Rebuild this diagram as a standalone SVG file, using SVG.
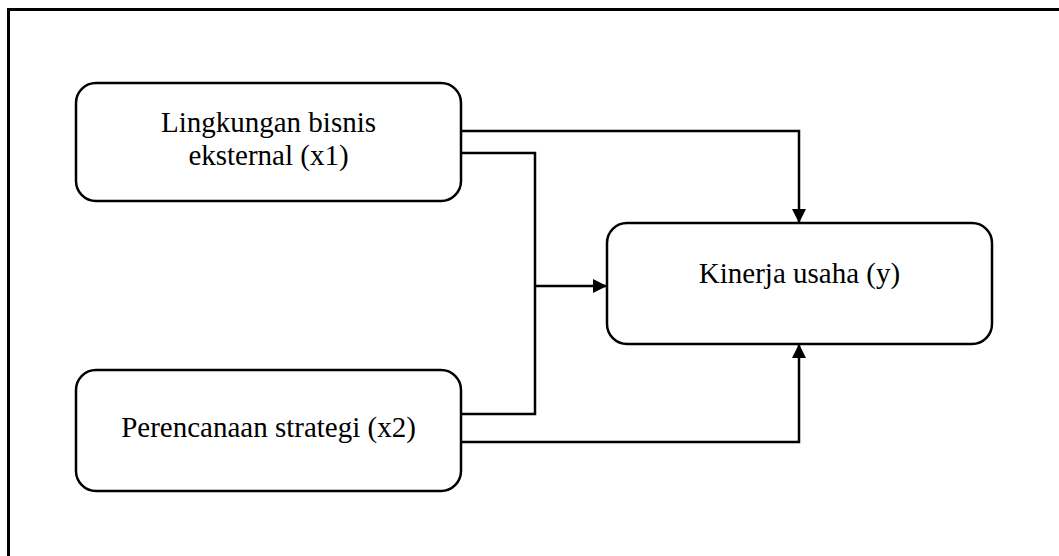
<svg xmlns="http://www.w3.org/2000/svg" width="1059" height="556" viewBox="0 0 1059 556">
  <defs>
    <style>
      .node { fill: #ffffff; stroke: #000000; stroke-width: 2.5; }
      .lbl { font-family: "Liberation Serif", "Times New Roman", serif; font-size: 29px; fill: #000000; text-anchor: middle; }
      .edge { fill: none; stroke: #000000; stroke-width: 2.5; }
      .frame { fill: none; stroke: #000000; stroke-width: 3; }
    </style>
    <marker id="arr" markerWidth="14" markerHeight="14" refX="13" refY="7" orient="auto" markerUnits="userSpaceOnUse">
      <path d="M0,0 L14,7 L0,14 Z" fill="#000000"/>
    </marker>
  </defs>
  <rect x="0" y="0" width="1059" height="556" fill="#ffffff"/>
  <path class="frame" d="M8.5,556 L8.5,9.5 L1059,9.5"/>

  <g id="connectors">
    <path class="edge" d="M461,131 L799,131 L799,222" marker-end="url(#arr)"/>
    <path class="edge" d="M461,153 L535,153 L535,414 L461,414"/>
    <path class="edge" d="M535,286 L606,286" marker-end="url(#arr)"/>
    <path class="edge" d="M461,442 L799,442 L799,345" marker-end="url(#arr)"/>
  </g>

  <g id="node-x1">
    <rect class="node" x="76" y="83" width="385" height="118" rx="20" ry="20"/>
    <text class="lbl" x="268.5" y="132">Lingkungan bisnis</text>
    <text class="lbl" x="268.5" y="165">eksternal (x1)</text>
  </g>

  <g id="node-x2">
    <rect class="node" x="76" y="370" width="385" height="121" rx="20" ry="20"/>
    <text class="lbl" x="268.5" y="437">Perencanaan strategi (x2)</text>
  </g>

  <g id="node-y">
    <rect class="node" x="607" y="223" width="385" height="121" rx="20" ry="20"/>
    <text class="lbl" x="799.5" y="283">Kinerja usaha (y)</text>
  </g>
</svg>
####
Quote everything in the listing above exactly; pictures are the only thing to omit.

▶ _COMPLETE OUTPUT_:
Rebuild this diagram as a standalone SVG file, using SVG.
<svg xmlns="http://www.w3.org/2000/svg" width="1059" height="556" viewBox="0 0 1059 556">
  <defs>
    <style>
      .node { fill: #ffffff; stroke: #000000; stroke-width: 2.5; }
      .lbl { font-family: "Liberation Serif", "Times New Roman", serif; font-size: 29px; fill: #000000; text-anchor: middle; }
      .edge { fill: none; stroke: #000000; stroke-width: 2.5; }
      .frame { fill: none; stroke: #000000; stroke-width: 3; }
    </style>
    <marker id="arr" markerWidth="14" markerHeight="14" refX="13" refY="7" orient="auto" markerUnits="userSpaceOnUse">
      <path d="M0,0 L14,7 L0,14 Z" fill="#000000"/>
    </marker>
  </defs>
  <rect x="0" y="0" width="1059" height="556" fill="#ffffff"/>
  <path class="frame" d="M8.5,556 L8.5,9.5 L1059,9.5"/>

  <g id="connectors">
    <path class="edge" d="M461,131 L799,131 L799,222" marker-end="url(#arr)"/>
    <path class="edge" d="M461,153 L535,153 L535,414 L461,414"/>
    <path class="edge" d="M535,286 L606,286" marker-end="url(#arr)"/>
    <path class="edge" d="M461,442 L799,442 L799,345" marker-end="url(#arr)"/>
  </g>

  <g id="node-x1">
    <rect class="node" x="76" y="83" width="385" height="118" rx="20" ry="20"/>
    <text class="lbl" x="268.5" y="132">Lingkungan bisnis</text>
    <text class="lbl" x="268.5" y="165">eksternal (x1)</text>
  </g>

  <g id="node-x2">
    <rect class="node" x="76" y="370" width="385" height="121" rx="20" ry="20"/>
    <text class="lbl" x="268.5" y="437">Perencanaan strategi (x2)</text>
  </g>

  <g id="node-y">
    <rect class="node" x="607" y="223" width="385" height="121" rx="20" ry="20"/>
    <text class="lbl" x="799.5" y="283">Kinerja usaha (y)</text>
  </g>
</svg>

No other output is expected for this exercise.